同じような道のりを歩んでいるように見える2人ですが、米国の大学のゴルフチームに入った目的は180度違います。どうして彼らは米国の大学を進学先に選んだのでしょうか。まずはA君の話から聞いてみましょう。
「僕はゴルフを始めたころから将来はPGAツアーでプレーしたいと思っていました。PGAツアーを目指すなら、海外に慣れている状態で海外の大学から目指すほうが近道なんじゃないかという話になりまして、高校1年の夏に渡米する決断をしました」
「僕が選んだゴルフアカデミーはフロリダ校とサウスカロライナ校がありました。僕は最初、サウスカロライナ校に通っていました。ところが2020年2月に新型コロナウイルスが流行し、サウスカロライナ校が閉鎖になりました。その時点でゴルフアカデミーを辞めるか、フロリダ校に移るかという2択になり、フロリダ校に移りました」
「フロリダ校は完全に隔離された敷地の中に9ホールのゴルフ場がありました。そのコースは1つのグリーンにピンを2本立てることによってレイアウトが変わり、18ホールになるという面白い仕組みになっています。コロナ禍の1年間はそのコースでずっと試合をしていました」
「アメリカの大学のゴルフチームに入るには、アカデミーの試合で成績を出すと有利になりますが、基本的には大学のゴルフチームのコーチが選手を探し、その選手がチームに入ったときにレベルを上げてくれるかどうかを見ます」
「僕みたいな選手は大学のコーチに見つけてもらうのはとても難しいので、そういう選手はいろんな大学のコーチにゴルフの成績と学力テストの成績と学校の成績表をEメールで送ります」
「そのメールに対しての返信はほとんどないのですが、僕の場合は100通以上送った中から6件くらい返信がありました。その大学といろんな話をしていく中で、自分に一番合っていると思って選んだのがニューヨーク州の大学でした」
自分の将来の選択肢を広げるために米国の大学のゴルフチームへ
次はB君の話を聞いてみましょう。
「僕は中学受験で大学の付属中学に入学し、その学校でゴルフ部に入って活動していました。でも、今のところ『絶対にこれがやりたい!』みたいなことがありません」
「そのまま学校に残っていれば大学には行けるけど、何の目的もないのに大学に行くんだったら今までゴルフをやってきた意味がないなと感じていました」
「じゃあ、自分の将来の選択肢が一番広がるのは何だろうと考えたとき、アメリカの大学に行くという選択をしたほうが、自分が将来ゴルフをしてもしなくても、社会に出たときの選択肢が多いんじゃないかと思いました」
「なので僕は高校を2年間で辞めて3月に渡米しました。向こうはまだ学年の途中でしたから、ESLという英語ができない人向けのクラスに入って8月まで過ごしました。そして8月から高校3年生をやりました。向こうは12年生という言い方をするんですけどね」
「ユタ州の大学を選んだのは、父がユタ州に留学していた経験があるからです。練習環境や治安もいいので、そこで勉強とゴルフを頑張りながら将来やりたいことを探します」
昨今は進学先に海外の大学を選ぶ若者が増えています。今シーズン日本ツアーで活躍している大西魁斗選手も練習環境を求めて9歳で渡米し、南カリフォルニア大学のゴルフチームで活動した後に日本でプロ生活をスタートしました。

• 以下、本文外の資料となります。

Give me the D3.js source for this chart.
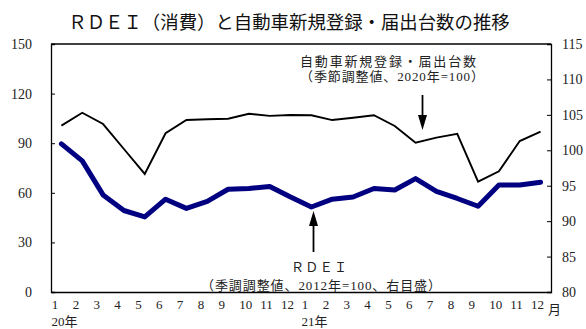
<html>
<head>
<meta charset="utf-8">
<style>
  body { margin: 0; background: #fff; }
  svg { display: block; }
  text { font-family: "Liberation Serif", "Noto Sans CJK JP", serif; fill: #222; }
  .title { font-family: "Noto Sans CJK JP", sans-serif; fill: #111; }
</style>
</head>
<body>
<svg id="chart" width="586" height="329"></svg>
<script src="https://cdn.jsdelivr.net/npm/d3@7"></script>
<script>
// month labels along the bottom (Jan 2020 - Dec 2021)
var monthLabels = ["1","2","3","4","5","6","7","8","9","10","11","12",
                   "1","2","3","4","5","6","7","8","9","10","11","12"];
var yearLabels = [{ idx: 0, text: "20年" }, { idx: 12, text: "21年" }];

// 自動車新規登録・届出台数 (季節調整値, 2020年=100) - left scale
var carSales = [100.6, 108.4, 101.6, 86.5, 71.4, 96.0, 104.0, 104.5, 104.8, 107.8, 106.5, 107.1,
                106.9, 104.0, 105.4, 106.9, 100.4, 90.3, 93.4, 95.7, 66.7, 73.0, 91.3, 97.0];
// RDEI (季調調整値, 2012年=100) - right scale
var rdei = [100.9, 98.5, 93.7, 91.5, 90.6, 93.1, 91.8, 92.8, 94.5, 94.6, 94.9, 93.4,
            92.0, 93.1, 93.4, 94.6, 94.4, 96.0, 94.2, 93.2, 92.1, 95.1, 95.1, 95.5];

var leftTicks = [0, 30, 60, 90, 120, 150];
var rightTicks = [80, 85, 90, 95, 100, 105, 110, 115];

var mLeft = 51, mRight = 551, mTop = 44, mBottom = 292;
var svg = d3.select('#chart');

var x = d3.scaleBand().domain(d3.range(monthLabels.length)).range([mLeft, mRight]);
var yL = d3.scaleLinear().domain([0, 150]).range([mBottom, mTop]);
var yR = d3.scaleLinear().domain([80, 115]).range([mBottom, mTop]);
var bw = x.bandwidth();

// title
svg.append('text').attr('class', 'title')
  .attr('x', 289).attr('y', 28.5)
  .attr('text-anchor', 'middle')
  .style('font-size', '18.4px')
  .text('ＲＤＥＩ（消費）と自動車新規登録・届出台数の推移');

// frame top
svg.append('line')
  .attr('x1', mLeft).attr('x2', mRight).attr('y1', mTop).attr('y2', mTop)
  .attr('stroke', '#000').attr('stroke-width', 1.3);

// left axis
var gL = svg.append('g').attr('transform', 'translate(' + mLeft + ',0)')
  .call(d3.axisLeft(yL).tickValues(leftTicks).tickSize(-4).tickPadding(19));
// right axis
var gR = svg.append('g').attr('transform', 'translate(' + mRight + ',0)')
  .call(d3.axisRight(yR).tickValues(rightTicks).tickSize(-4).tickPadding(11));
// bottom axis
var gB = svg.append('g').attr('transform', 'translate(0,' + mBottom + ')')
  .call(d3.axisBottom(x).tickSize(0).tickPadding(8)
    .tickFormat(function(d) { return monthLabels[d]; }));

[gL, gR, gB].forEach(function(g) {
  g.select('.domain').attr('stroke', '#000').attr('stroke-width', 1.3);
  g.selectAll('.tick line').attr('stroke', '#000').attr('stroke-width', 1);
  g.selectAll('.tick text')
    .style('font-family', '"Liberation Serif", serif')
    .attr('fill', '#222');
});
gL.selectAll('.tick text').style('font-size', '14px');
gR.selectAll('.tick text').style('font-size', '14px');
gB.selectAll('.tick text').style('font-size', '13px')
  .attr('text-anchor', 'start').attr('dx', -bw / 2 + 0.8);

// year labels and month unit
svg.selectAll('.year').data(yearLabels).enter().append('text')
  .attr('class', 'year')
  .attr('x', function(d) { return x(d.idx) + 0.5; })
  .attr('y', 326)
  .style('font-size', '13px')
  .text(function(d) { return d.text; });
svg.append('text').attr('x', 548).attr('y', 314)
  .style('font-size', '13px').text('月');

// lines
var lineCar = d3.line()
  .x(function(d, i) { return x(i) + bw / 2; })
  .y(function(d) { return yL(d); });
var lineRdei = d3.line()
  .x(function(d, i) { return x(i) + bw / 2; })
  .y(function(d) { return yR(d); });

svg.append('path').datum(rdei)
  .attr('d', lineRdei)
  .attr('fill', 'none')
  .attr('stroke', '#000080')
  .attr('stroke-width', 5)
  .attr('stroke-linejoin', 'round')
  .attr('stroke-linecap', 'round');

svg.append('path').datum(carSales)
  .attr('d', lineCar)
  .attr('fill', 'none')
  .attr('stroke', '#000')
  .attr('stroke-width', 1.9);

// annotations
function arrow(xp, yFrom, yTip) {
  var dir = yTip > yFrom ? 1 : -1;
  svg.append('line')
    .attr('x1', xp).attr('x2', xp)
    .attr('y1', yFrom).attr('y2', yTip - dir * 12)
    .attr('stroke', '#000').attr('stroke-width', 1.8);
  svg.append('path')
    .attr('d', 'M' + (xp - 4.5) + ',' + (yTip - dir * 15) + 'L' + (xp + 4.5) + ',' + (yTip - dir * 15) +
      'L' + xp + ',' + yTip + 'Z')
    .attr('fill', '#000');
}

svg.append('text').attr('x', 388).attr('y', 66)
  .attr('text-anchor', 'middle').style('font-size', '13px')
  .attr('textLength', 176).attr('lengthAdjust', 'spacing')
  .text('自動車新規登録・届出台数');
svg.append('text').attr('x', 392).attr('y', 81)
  .attr('text-anchor', 'middle').style('font-size', '13px')
  .attr('textLength', 184).attr('lengthAdjust', 'spacing')
  .text('（季節調整値、2020年=100）');
arrow(422.5, 95, 130);

arrow(313.5, 252, 211);
svg.append('text').attr('x', 319).attr('y', 271.5)
  .attr('text-anchor', 'middle').style('font-size', '13px')
  .attr('textLength', 56).attr('lengthAdjust', 'spacing')
  .text('ＲＤＥＩ');
svg.append('text').attr('x', 321).attr('y', 289.5)
  .attr('text-anchor', 'middle').style('font-size', '13px')
  .attr('textLength', 240).attr('lengthAdjust', 'spacing')
  .text('（季調調整値、2012年=100、右目盛）');
</script>
</body>
</html>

ABEMAツアー(男子下部ツアー)で頭角を現している呉司聡選手も東テネシー州立大学のゴルフチームで活躍してからプロ転向しました。
プロゴルファーの丸山茂樹さんの長男である丸山奬王選手も、カリフォルニア大学ロサンゼルス校時代はケガで苦しみましたが、日本で再帰を目指しています。
ひと昔前はプロゴルファーになるにはゴルフ場で研修生をしたり、日本の大学で腕を磨いたりしてからプロ転向するのが一般的でした。しかし21世紀のグローバル社会は若者の選択肢も世界に広がっています。その中から勢いのある若手選手が次々と誕生することを期待したいです。